STATED EXERCISE
Every line containing the word "React" needs to be found and copied.
Start EXERCISE MATERIAL
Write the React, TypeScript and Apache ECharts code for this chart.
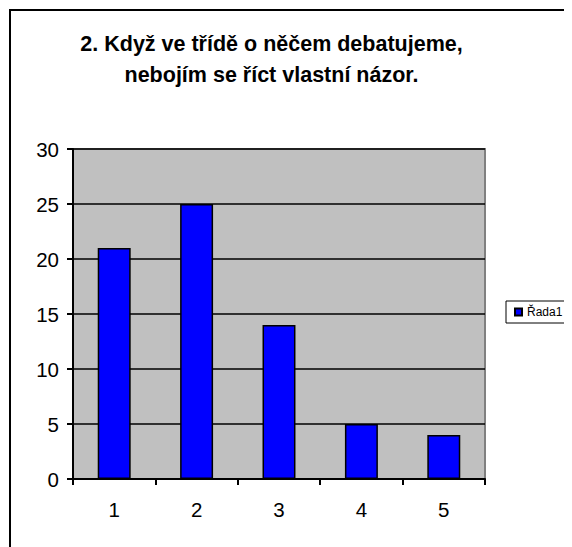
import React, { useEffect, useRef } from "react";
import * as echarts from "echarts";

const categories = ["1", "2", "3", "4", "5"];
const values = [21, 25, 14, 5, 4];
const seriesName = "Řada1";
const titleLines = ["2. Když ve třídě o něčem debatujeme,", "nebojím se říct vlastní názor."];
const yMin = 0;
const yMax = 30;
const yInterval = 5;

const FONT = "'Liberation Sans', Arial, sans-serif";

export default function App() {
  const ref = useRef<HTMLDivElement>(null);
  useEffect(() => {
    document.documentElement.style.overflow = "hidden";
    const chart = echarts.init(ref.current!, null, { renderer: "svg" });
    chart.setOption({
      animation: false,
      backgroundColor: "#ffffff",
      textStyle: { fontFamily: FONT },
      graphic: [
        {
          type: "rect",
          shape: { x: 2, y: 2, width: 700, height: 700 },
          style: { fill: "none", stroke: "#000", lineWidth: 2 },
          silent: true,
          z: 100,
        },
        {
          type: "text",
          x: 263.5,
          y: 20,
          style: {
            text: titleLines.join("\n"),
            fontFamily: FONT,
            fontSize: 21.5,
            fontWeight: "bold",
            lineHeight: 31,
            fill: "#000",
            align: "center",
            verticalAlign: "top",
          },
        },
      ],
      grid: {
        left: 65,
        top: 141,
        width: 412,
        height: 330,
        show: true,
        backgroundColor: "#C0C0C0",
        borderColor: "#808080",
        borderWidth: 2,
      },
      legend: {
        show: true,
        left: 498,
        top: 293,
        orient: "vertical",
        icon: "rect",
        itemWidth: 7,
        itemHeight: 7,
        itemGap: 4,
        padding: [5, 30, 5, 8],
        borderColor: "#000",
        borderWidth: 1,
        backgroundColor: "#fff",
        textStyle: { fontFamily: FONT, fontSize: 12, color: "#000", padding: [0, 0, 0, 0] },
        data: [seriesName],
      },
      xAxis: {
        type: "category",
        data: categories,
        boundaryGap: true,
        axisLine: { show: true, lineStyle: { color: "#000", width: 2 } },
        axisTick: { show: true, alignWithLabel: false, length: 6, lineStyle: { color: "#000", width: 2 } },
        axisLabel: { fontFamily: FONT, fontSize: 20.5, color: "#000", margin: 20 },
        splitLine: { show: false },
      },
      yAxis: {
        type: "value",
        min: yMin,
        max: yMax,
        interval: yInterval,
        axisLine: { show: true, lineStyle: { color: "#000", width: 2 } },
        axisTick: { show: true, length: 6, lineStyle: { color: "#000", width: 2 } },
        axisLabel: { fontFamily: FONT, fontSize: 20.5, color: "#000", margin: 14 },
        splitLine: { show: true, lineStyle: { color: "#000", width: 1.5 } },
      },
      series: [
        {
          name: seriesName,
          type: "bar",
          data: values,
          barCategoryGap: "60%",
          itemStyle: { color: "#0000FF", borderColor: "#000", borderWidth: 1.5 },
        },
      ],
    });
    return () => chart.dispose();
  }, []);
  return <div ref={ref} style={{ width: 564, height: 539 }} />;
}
End EXERCISE MATERIAL
Start EXERCISE MATERIAL
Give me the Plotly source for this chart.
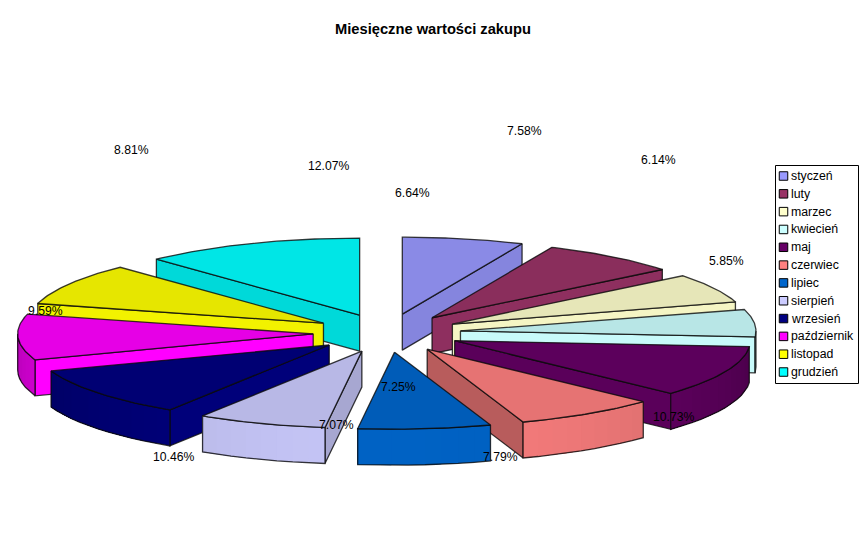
End EXERCISE MATERIAL
Start EXERCISE MATERIAL
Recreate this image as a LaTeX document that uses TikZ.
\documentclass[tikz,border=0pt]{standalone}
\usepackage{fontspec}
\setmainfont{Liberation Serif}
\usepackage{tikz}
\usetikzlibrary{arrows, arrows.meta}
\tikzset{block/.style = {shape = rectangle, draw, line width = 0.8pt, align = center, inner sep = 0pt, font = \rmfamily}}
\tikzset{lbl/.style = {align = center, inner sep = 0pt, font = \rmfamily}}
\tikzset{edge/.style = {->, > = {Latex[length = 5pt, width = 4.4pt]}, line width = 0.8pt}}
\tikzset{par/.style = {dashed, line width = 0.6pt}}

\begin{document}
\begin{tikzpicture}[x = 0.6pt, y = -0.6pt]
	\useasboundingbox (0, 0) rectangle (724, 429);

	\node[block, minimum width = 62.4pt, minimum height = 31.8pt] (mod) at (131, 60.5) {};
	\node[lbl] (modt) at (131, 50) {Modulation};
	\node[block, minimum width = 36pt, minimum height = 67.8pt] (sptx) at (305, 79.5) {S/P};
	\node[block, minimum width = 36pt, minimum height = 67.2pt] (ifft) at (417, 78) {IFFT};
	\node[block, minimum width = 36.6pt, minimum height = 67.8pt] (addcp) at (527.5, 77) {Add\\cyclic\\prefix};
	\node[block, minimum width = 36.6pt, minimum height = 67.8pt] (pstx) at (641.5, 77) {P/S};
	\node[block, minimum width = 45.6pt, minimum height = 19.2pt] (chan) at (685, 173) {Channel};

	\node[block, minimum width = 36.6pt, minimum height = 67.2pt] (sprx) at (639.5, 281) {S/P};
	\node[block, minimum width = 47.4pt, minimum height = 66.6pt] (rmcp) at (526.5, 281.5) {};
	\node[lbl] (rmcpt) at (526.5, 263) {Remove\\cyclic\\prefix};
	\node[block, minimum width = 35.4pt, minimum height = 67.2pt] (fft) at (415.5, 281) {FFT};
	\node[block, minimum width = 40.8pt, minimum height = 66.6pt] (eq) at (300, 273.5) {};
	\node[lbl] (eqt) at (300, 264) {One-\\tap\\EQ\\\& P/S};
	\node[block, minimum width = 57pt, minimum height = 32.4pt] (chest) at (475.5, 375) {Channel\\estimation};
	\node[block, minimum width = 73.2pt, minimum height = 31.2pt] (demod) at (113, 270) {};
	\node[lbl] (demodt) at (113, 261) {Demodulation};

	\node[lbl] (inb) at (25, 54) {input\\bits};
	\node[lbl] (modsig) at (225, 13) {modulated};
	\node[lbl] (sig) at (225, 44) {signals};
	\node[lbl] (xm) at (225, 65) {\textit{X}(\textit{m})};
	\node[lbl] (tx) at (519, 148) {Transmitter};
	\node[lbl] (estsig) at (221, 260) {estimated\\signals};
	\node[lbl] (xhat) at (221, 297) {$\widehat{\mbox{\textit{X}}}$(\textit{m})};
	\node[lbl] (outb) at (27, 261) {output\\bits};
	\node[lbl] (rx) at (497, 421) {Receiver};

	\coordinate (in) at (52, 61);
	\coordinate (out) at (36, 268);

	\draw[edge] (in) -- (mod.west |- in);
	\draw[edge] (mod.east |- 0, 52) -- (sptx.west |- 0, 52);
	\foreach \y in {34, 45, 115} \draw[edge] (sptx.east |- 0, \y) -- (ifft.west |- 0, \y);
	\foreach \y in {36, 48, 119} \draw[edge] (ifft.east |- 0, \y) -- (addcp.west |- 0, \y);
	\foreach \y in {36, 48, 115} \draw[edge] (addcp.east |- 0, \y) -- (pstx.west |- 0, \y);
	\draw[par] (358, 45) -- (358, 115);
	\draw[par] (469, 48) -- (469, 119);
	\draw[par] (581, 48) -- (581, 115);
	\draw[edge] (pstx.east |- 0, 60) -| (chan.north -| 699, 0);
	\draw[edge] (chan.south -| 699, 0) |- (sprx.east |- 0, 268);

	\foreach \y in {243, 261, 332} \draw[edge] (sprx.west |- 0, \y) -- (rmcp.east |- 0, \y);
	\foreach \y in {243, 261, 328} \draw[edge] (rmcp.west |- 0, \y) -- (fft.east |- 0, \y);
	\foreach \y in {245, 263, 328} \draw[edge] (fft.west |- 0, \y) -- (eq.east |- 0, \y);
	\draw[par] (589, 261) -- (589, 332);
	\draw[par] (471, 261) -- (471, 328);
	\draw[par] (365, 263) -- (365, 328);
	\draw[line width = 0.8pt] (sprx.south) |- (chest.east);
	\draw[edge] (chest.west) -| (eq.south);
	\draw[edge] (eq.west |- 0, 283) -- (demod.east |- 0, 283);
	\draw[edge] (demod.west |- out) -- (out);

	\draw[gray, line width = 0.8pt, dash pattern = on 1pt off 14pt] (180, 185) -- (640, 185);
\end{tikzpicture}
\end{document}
End EXERCISE MATERIAL
RESULT OF THE EXERCISE
Write the React, TypeScript and Apache ECharts code for this chart.
import React, { useEffect, useRef } from "react";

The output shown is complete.